High Altitude Training facility gets a face

This probably is not going to happen, but it might.

A San Francisco architect, who is loosely affiliated with Mammoth Mountain Ski Area, has submitted drawings as to what its High Altitude Training Facility might look like.

It is no more than a glimmer in his eye—a dream based on the outskirts of possibility.

Mark Horton, whose firm produced the winning drawings for San Francisco’s indoor trampoline center, House of Air, characterized his work as “an idea for discussion,” and nothing more.

Even so, his drawings—along with Jon Acosta, David Gill, and Daniel Mason—won first place in Azure magazine’s “Best Unbuilt Project” category.

The winners were announced in the magazine’s June-July edition.

As a winner from among over 600 projects submitted to the architectural magazine, Horton has come up with a design that is at best intriguing.

“I was amazed at the number of visitors who come to Mammoth Lakes in the off-season,” said Horton, whose kids are on the Kirkwood Ski Team in South Lake Tahoe.

“I think this kind of a place would be incredible, not only for athletes in training, but also for families. Having a project like this would be incredible.”

The notion of a high-altitude training facility has been floating around for some time. Such a facility might become the centerpiece of a revamping of the Main Lodge Area, which is awaiting a land exchange agreement with the U.S. Forest Service.

Working with the Mammoth Mountain Community Foundation and its president, Los Angeles businessman Austin Beutner, Horton began thinking about the project in 2010.

His design is actually at street level, in the parking lot near Bergers Restaurant—a lot that Mammoth Mountain Ski Area at that time had dibs on.

“The client was looking for a structure with Tyrolean chalet features,” Horton said in an interview with the magazine. “We proposed a hangar-like structure that reflects the kind of extreme athletics taking place within.

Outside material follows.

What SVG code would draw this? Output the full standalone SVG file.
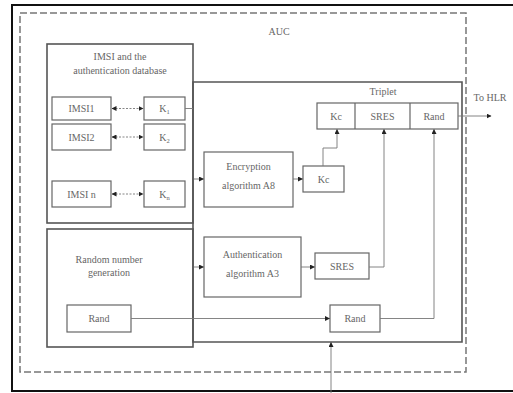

It is also an economically efficient and versatile building, pre-engineered to allow for fast construction.”

Horton’s vision is for a double-height facility enclosed in a colored metal panel system with transparent Panelite enclosing both ends. Such a structure would allow for dynamic views of the action from outside.
Inside, the long-span interior is equipped with a foam pit, trampoline fields, ski jump lips and cliff platforms.

Horton himself said he has no illusions about the project—that it is a test.

“But you never know,” he said. “We’re going to keep thinking about it.”